Challenge –
Return the material word for word. Do not include pictures.

Data provided –
◇ ◇ ◇ ◇
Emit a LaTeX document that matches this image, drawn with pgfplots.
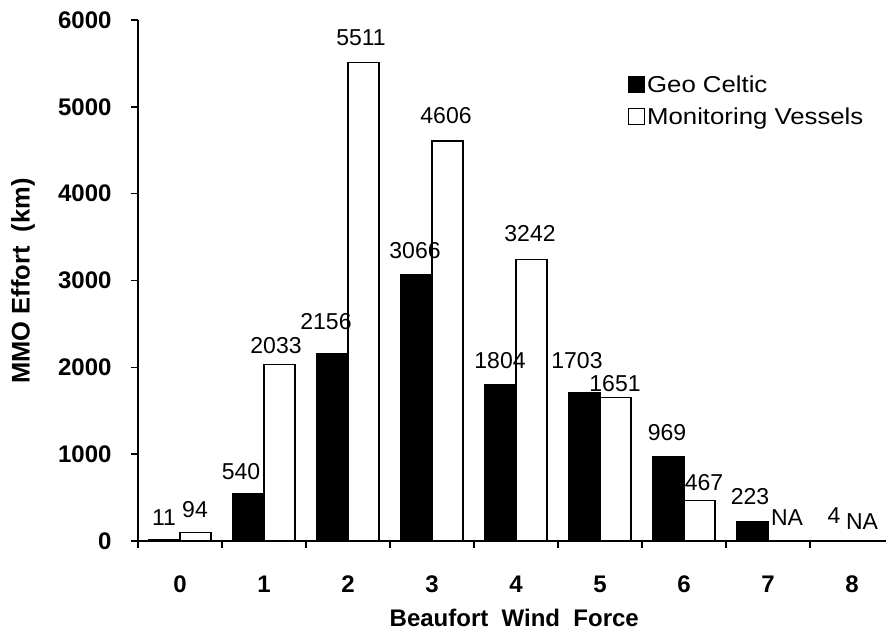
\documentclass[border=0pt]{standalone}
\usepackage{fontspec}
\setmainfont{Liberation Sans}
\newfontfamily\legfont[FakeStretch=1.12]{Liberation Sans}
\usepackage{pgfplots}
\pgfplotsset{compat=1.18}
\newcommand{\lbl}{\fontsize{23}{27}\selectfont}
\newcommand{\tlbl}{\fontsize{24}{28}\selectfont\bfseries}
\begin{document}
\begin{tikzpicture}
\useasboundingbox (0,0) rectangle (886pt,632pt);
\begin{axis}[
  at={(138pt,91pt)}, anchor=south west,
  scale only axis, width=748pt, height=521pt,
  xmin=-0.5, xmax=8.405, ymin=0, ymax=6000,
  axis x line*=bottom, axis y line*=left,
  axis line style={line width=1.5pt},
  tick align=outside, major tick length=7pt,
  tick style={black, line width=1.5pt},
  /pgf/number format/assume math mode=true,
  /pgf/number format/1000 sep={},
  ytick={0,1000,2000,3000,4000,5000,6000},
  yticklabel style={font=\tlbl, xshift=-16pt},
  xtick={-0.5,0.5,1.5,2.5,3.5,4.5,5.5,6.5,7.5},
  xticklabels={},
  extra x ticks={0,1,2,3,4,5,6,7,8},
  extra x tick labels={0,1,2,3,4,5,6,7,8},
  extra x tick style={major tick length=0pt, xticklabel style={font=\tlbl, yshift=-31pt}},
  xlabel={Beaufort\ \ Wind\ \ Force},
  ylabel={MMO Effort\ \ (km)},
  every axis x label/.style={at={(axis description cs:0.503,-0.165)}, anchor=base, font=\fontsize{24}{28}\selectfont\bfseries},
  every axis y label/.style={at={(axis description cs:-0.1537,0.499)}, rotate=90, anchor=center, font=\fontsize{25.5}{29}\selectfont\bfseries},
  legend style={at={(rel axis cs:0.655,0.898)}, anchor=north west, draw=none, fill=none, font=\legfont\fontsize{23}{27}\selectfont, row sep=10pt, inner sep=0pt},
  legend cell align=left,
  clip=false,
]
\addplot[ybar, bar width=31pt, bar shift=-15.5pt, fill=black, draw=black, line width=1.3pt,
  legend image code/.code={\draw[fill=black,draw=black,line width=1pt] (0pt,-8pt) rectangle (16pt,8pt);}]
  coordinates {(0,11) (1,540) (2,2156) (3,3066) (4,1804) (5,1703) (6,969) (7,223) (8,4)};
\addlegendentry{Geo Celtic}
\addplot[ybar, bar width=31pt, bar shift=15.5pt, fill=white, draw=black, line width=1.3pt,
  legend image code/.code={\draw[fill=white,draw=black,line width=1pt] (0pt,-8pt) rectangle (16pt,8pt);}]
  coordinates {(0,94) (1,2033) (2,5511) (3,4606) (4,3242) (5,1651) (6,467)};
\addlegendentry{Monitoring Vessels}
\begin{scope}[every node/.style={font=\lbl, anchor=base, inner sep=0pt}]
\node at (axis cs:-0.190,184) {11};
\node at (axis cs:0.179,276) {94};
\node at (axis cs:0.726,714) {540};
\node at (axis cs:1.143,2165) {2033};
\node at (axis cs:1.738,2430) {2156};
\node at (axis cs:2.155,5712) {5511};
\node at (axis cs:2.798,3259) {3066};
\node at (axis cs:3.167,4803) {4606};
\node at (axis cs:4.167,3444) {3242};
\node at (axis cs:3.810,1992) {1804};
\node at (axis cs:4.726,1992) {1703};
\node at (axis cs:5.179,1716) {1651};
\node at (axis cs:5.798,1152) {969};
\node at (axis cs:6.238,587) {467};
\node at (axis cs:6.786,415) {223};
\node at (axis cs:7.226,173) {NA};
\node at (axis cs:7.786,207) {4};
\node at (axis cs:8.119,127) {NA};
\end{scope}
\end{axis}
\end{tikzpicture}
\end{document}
◇ ◇ ◇ ◇
Finished answer –
Emit a LaTeX document that matches this image, drawn with pgfplots.
\documentclass[border=0pt]{standalone}
\usepackage{fontspec}
\setmainfont{Liberation Sans}
\newfontfamily\legfont[FakeStretch=1.12]{Liberation Sans}
\usepackage{pgfplots}
\pgfplotsset{compat=1.18}
\newcommand{\lbl}{\fontsize{23}{27}\selectfont}
\newcommand{\tlbl}{\fontsize{24}{28}\selectfont\bfseries}
\begin{document}
\begin{tikzpicture}
\useasboundingbox (0,0) rectangle (886pt,632pt);
\begin{axis}[
  at={(138pt,91pt)}, anchor=south west,
  scale only axis, width=748pt, height=521pt,
  xmin=-0.5, xmax=8.405, ymin=0, ymax=6000,
  axis x line*=bottom, axis y line*=left,
  axis line style={line width=1.5pt},
  tick align=outside, major tick length=7pt,
  tick style={black, line width=1.5pt},
  /pgf/number format/assume math mode=true,
  /pgf/number format/1000 sep={},
  ytick={0,1000,2000,3000,4000,5000,6000},
  yticklabel style={font=\tlbl, xshift=-16pt},
  xtick={-0.5,0.5,1.5,2.5,3.5,4.5,5.5,6.5,7.5},
  xticklabels={},
  extra x ticks={0,1,2,3,4,5,6,7,8},
  extra x tick labels={0,1,2,3,4,5,6,7,8},
  extra x tick style={major tick length=0pt, xticklabel style={font=\tlbl, yshift=-31pt}},
  xlabel={Beaufort\ \ Wind\ \ Force},
  ylabel={MMO Effort\ \ (km)},
  every axis x label/.style={at={(axis description cs:0.503,-0.165)}, anchor=base, font=\fontsize{24}{28}\selectfont\bfseries},
  every axis y label/.style={at={(axis description cs:-0.1537,0.499)}, rotate=90, anchor=center, font=\fontsize{25.5}{29}\selectfont\bfseries},
  legend style={at={(rel axis cs:0.655,0.898)}, anchor=north west, draw=none, fill=none, font=\legfont\fontsize{23}{27}\selectfont, row sep=10pt, inner sep=0pt},
  legend cell align=left,
  clip=false,
]
\addplot[ybar, bar width=31pt, bar shift=-15.5pt, fill=black, draw=black, line width=1.3pt,
  legend image code/.code={\draw[fill=black,draw=black,line width=1pt] (0pt,-8pt) rectangle (16pt,8pt);}]
  coordinates {(0,11) (1,540) (2,2156) (3,3066) (4,1804) (5,1703) (6,969) (7,223) (8,4)};
\addlegendentry{Geo Celtic}
\addplot[ybar, bar width=31pt, bar shift=15.5pt, fill=white, draw=black, line width=1.3pt,
  legend image code/.code={\draw[fill=white,draw=black,line width=1pt] (0pt,-8pt) rectangle (16pt,8pt);}]
  coordinates {(0,94) (1,2033) (2,5511) (3,4606) (4,3242) (5,1651) (6,467)};
\addlegendentry{Monitoring Vessels}
\begin{scope}[every node/.style={font=\lbl, anchor=base, inner sep=0pt}]
\node at (axis cs:-0.190,184) {11};
\node at (axis cs:0.179,276) {94};
\node at (axis cs:0.726,714) {540};
\node at (axis cs:1.143,2165) {2033};
\node at (axis cs:1.738,2430) {2156};
\node at (axis cs:2.155,5712) {5511};
\node at (axis cs:2.798,3259) {3066};
\node at (axis cs:3.167,4803) {4606};
\node at (axis cs:4.167,3444) {3242};
\node at (axis cs:3.810,1992) {1804};
\node at (axis cs:4.726,1992) {1703};
\node at (axis cs:5.179,1716) {1651};
\node at (axis cs:5.798,1152) {969};
\node at (axis cs:6.238,587) {467};
\node at (axis cs:6.786,415) {223};
\node at (axis cs:7.226,173) {NA};
\node at (axis cs:7.786,207) {4};
\node at (axis cs:8.119,127) {NA};
\end{scope}
\end{axis}
\end{tikzpicture}
\end{document}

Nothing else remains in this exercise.